Si jusqu’à présent les autorités restaient confiantes — bien que toutes les substances n’aient pas été analysées —  l’incendie à l’usine Lubrizol pourrait présenter des risques pour  la santé publique et l’environnement.

C'est d'ailleurs ce que crint Annie Thébaud Mony, directrice de recherche honoraire à l'Institut national de la santé et de la recherche médicale (Inserm) : "l'inquiétude est absolument légitime. Ce nuage qui est passé au dessus de Rouen est chargé en poussière hautement toxique au minimum cancérogène", a-t-elle avancé à l'AFP avant d'ajouter, "le préfet ne ment pas quand il dit qu'il n'y a pas de toxicité aigüe du nuage, mais il ne peut écarter la toxicité à long terme".

Depuis jeudi, plusieurs personnes ont été prises en charge — pour des maux de tête et de gorge  — par le SAMU qui ne déclare pour autant, « pas d’afflux notable ». Ce vendredi, les locaux de France 3 Rouen ont toutefois été évacués. De nombreux salariés ont été « victimes de vomissements » à cause des fortes odeurs dégagées par l'incendie.

Un peu plus tard, ce sont des galettes d’hydrocarbures qui ont été retrouvées  sur la Seine d’après la préfecture. "Nous sommes en train d’armer un navire pour récupérer les galettes avec un chalut tampon, fait pour ramasser les hydrocarbures" a annoncé Benoît Lemaire, directeur de cabinet du préfet de Normandie, à l’AFP. Une éventualité qui avait été avancée par le préfet Pierre-André Durand jeudi après-midi et par Jacky Bonnemains qui a confié au Parisien : "la Seine sera touchée, c'est certain. On peut même s'attendre à des mortalités de poissons, liées notamment à des rejets de produits chimiques dans le fleuve suite au débordement des bassins de rétention d'eau".

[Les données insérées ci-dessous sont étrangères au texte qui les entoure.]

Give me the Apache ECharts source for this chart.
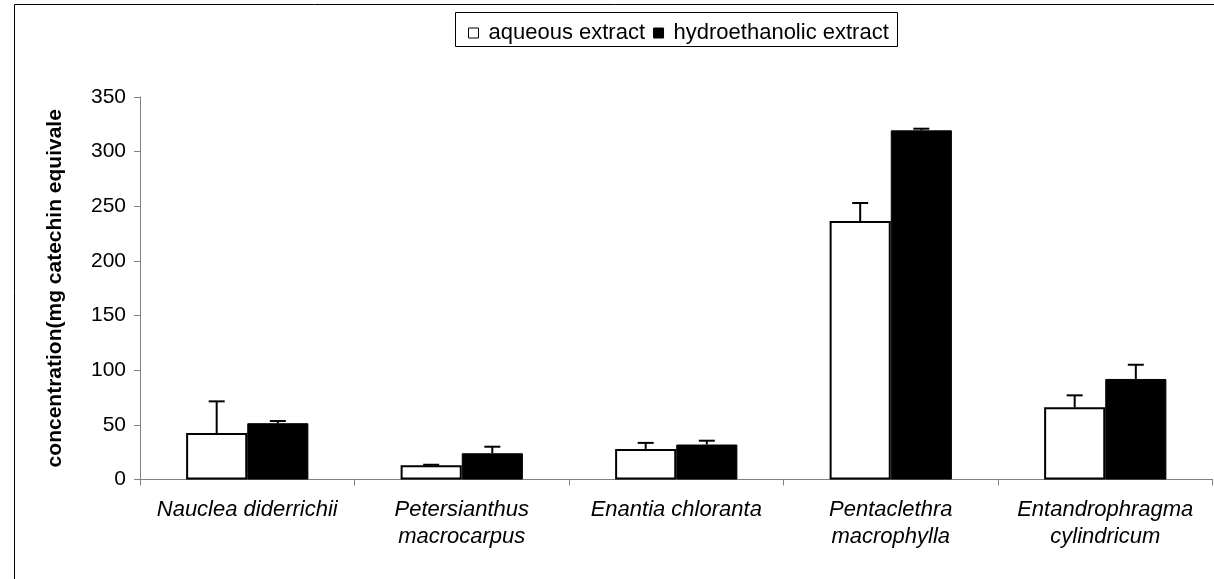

La CGT, de son côté, a réclamé dans un communiqué la "transparence complète sur les risques encourus". La ministre de la Santé, Agnès Buzyn et la ministre de la Transition écologique et solidaire, Elisabeth Borne, se sont quant à elles rendues sur les lieux de l’incendie pour faire le point sur la situation. Les deux ministres se sont, elles aussi, voulues rassurantes, il n'y a "pas de polluants anormaux dans les prélèvements effectués", a assuré Elisabeth Borne. agnès Buzyn a elle reconnu que "la ville est clairement polluée" et que "les produits peuvent être irritants sur le moment".

Il en faudra plus pour calmer la colère des riverains. Deux personnes ont déjà porté plainte contre X, à la suite de l'incendie de l'usine Lubrizol. Les associations environnementales appellent elles, à une manifestation le 1er octobre.